The chief executive officer (CEO ) of the Company Wael Sawan said, on Monday, that he has increased Shell’s focus on natural gas to improve the company’s financial performance against its peers in Europe and the U.S. since taking over as CEO in January 2023, pivoting away from renewables by pulling out of a number of wind, solar and other low-carbon ventures.
We are absolutely committed to this sector, Sawan said at an Economic Club of New York event, noting that the company has a number of LNG projects planned in Abu Dhabi, Nigeria and elsewhere.
Sawan said he believes LNG is one of the most effective fuels to lower global emissions as it can replace coal in places like India, China and other Asian countries.
He expects demand for the superchilled fuel to grow 60 per cent between now and 2040, with LNG making up about 20 per cent of global natural gas sales by then, up from around 13 per cent.

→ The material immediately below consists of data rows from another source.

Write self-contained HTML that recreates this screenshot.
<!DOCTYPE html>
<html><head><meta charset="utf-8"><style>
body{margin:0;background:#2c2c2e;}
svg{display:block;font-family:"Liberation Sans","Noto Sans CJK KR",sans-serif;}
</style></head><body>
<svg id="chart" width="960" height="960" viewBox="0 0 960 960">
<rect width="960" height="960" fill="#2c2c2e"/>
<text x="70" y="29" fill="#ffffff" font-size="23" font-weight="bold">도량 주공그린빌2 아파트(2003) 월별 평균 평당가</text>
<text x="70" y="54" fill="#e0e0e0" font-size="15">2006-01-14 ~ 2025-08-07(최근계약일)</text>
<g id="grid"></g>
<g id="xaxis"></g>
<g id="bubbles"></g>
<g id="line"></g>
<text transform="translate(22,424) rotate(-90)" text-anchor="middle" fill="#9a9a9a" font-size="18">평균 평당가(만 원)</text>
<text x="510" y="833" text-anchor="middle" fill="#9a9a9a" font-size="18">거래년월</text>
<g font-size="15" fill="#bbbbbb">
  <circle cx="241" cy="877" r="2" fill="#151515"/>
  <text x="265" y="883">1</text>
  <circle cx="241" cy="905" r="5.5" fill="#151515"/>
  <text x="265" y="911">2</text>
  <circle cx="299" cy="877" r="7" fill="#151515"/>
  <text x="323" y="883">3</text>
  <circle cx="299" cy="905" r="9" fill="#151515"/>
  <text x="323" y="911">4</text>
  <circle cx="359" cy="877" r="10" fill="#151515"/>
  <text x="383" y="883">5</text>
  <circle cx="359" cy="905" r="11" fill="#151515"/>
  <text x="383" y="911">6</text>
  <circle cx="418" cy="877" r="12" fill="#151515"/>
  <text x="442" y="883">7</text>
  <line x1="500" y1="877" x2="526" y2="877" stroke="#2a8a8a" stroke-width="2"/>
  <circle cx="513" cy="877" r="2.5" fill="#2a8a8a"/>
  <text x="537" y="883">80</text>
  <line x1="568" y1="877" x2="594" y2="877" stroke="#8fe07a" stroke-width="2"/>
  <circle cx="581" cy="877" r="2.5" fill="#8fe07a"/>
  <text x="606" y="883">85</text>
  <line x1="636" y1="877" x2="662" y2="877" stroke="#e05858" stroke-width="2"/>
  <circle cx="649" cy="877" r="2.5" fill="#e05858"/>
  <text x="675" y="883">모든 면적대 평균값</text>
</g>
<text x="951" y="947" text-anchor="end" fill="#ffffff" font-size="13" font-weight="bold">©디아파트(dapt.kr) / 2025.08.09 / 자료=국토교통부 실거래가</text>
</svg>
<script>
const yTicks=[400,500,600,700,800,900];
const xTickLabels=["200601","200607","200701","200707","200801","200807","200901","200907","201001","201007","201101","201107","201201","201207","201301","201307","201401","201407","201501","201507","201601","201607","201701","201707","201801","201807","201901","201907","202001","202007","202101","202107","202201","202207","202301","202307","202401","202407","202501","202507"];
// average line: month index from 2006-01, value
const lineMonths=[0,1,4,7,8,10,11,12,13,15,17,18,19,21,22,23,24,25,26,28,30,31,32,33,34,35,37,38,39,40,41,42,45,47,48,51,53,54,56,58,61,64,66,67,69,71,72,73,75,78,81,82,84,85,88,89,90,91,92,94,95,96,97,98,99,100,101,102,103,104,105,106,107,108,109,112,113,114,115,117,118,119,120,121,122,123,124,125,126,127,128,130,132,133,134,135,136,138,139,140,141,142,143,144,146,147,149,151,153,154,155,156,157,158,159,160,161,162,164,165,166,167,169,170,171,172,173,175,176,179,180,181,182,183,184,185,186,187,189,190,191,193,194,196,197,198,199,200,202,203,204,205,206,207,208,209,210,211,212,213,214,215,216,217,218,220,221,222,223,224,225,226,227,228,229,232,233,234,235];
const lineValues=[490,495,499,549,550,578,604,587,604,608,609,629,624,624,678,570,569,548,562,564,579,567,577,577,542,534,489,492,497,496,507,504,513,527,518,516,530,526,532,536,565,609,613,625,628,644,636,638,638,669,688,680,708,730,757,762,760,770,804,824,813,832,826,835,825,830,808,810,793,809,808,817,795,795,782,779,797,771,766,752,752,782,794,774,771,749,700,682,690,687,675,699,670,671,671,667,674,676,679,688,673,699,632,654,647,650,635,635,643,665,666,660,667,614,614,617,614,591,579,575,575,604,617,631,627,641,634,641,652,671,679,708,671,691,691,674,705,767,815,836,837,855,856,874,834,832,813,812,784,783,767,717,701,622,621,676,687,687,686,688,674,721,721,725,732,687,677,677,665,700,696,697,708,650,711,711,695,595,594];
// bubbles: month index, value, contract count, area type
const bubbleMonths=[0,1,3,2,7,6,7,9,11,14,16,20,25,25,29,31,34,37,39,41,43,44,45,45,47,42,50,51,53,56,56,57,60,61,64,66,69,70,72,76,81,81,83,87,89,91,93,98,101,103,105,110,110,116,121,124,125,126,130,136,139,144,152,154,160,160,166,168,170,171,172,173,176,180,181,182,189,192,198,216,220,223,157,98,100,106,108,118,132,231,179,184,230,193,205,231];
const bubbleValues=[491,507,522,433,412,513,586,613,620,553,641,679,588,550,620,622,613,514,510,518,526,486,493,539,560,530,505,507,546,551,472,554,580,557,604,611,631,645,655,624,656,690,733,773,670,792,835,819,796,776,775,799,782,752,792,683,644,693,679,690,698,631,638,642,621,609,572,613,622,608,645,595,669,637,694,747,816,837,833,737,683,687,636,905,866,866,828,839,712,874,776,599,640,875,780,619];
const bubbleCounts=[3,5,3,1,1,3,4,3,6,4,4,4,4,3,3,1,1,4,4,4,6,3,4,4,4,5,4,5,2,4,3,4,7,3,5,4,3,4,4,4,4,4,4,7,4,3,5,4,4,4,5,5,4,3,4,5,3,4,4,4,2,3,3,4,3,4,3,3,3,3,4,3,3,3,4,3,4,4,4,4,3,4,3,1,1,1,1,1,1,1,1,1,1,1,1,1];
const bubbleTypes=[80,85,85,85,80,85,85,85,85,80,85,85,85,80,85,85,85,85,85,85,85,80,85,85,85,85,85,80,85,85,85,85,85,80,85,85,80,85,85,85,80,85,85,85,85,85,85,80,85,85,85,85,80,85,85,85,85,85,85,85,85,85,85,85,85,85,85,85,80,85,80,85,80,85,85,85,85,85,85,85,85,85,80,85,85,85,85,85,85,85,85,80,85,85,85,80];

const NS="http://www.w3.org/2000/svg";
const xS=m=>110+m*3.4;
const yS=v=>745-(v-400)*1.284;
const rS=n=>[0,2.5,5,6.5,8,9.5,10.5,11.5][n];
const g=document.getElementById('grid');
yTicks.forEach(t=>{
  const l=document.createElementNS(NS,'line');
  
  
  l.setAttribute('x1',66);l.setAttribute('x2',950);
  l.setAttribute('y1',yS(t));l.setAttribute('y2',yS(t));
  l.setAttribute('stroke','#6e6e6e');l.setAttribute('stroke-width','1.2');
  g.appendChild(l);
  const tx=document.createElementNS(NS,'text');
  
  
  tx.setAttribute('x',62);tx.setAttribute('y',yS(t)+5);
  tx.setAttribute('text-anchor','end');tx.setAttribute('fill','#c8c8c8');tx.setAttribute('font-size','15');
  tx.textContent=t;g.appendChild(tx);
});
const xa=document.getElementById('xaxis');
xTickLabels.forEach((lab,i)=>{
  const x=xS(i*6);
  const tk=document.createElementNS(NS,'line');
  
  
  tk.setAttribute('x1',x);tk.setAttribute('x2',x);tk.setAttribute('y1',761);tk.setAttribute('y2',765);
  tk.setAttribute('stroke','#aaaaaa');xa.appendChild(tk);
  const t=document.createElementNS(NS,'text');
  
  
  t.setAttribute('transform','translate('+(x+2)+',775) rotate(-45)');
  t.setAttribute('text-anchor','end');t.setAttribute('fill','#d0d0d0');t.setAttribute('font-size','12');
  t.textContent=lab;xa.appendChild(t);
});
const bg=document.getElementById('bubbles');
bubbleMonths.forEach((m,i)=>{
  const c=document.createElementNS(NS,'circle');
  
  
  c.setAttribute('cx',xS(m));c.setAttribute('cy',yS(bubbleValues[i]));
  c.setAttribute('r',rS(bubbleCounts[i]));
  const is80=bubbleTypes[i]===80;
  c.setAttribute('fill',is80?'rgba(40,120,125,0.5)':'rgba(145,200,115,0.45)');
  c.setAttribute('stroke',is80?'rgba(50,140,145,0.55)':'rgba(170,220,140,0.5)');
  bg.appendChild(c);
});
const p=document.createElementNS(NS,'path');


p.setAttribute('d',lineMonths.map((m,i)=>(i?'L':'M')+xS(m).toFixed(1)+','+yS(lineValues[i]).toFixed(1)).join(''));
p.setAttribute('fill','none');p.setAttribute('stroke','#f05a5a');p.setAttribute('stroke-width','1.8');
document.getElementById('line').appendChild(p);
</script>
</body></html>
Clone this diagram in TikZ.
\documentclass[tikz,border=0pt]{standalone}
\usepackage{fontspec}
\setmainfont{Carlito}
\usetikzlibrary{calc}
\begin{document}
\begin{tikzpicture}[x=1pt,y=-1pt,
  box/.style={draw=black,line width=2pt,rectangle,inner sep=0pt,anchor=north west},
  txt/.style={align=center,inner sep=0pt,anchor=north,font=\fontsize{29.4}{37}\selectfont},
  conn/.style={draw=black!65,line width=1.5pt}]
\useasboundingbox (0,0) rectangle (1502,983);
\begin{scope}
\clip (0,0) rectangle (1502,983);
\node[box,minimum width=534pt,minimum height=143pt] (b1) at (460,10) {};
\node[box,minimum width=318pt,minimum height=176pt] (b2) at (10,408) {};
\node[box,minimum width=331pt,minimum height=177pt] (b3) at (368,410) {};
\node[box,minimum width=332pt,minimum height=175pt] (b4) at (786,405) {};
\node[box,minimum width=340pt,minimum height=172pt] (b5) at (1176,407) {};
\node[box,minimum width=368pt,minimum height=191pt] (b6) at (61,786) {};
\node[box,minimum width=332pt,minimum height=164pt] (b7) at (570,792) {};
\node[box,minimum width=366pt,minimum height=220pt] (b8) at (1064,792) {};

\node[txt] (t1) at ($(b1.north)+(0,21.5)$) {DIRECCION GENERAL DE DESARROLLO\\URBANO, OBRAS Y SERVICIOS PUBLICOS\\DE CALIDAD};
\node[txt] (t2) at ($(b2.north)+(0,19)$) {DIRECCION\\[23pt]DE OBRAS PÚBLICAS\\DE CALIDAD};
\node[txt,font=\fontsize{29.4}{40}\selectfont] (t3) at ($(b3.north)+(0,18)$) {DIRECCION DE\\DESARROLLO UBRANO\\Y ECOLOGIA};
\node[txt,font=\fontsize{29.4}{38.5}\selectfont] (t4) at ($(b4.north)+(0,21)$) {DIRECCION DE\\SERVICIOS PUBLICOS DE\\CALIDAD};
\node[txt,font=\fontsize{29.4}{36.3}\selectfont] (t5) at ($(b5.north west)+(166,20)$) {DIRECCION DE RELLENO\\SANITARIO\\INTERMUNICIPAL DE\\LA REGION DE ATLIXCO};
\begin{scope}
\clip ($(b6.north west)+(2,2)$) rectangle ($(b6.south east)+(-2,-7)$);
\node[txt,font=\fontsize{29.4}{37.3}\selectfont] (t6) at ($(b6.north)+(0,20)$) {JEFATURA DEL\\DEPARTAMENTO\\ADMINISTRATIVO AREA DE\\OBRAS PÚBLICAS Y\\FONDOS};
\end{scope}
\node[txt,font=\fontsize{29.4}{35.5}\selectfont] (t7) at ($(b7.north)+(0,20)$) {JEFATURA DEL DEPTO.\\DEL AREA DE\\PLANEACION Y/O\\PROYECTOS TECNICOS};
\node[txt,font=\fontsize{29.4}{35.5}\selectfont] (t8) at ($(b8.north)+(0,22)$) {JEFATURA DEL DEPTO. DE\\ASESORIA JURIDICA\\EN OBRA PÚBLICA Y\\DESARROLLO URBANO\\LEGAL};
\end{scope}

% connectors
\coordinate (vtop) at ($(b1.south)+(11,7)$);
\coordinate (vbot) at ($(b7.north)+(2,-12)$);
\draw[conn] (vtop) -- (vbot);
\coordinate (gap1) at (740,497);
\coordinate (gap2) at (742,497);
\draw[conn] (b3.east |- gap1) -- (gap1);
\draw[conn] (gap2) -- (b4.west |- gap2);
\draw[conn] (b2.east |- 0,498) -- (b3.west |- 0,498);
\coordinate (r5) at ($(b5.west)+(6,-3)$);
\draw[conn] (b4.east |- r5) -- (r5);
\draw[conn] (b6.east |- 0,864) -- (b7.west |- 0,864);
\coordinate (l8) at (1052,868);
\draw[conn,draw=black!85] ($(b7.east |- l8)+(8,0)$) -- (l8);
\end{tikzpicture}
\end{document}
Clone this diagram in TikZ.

Sawan, who last week visited Vancouver to celebrate the company’s LNG Canada facility, said the company is still weighing a few factors before making a final investment decision on a second phase of the project.
Canadian Prime Minister Mark Carney included the expansion on a list of five major nation-building projects that he wanted to see expedited.
The plant is the first major LNG export facility in Canada and the first on the west coast of North America.
“I don’t think I’ve ever seen the stars as well aligned as I see now in Canada,” Sawan said, noting strong government support at both the provincial and national levels. “Everyone is really keen on that project materialising.”
Still, a decision will depend on Shell’s analysis of market conditions, especially as a massive wave of LNG capacity additions in the U.S. and elsewhere is expected to hit the market over the coming years.
“The number of final investment decisions being taken surprises me, if I’m honest, because it’s at the higher end of the cost curve,” he said. “So it’s not economically fully rational.”
“Therefore, we need to be able to then judge when is the right time to bring more capacity,” he added.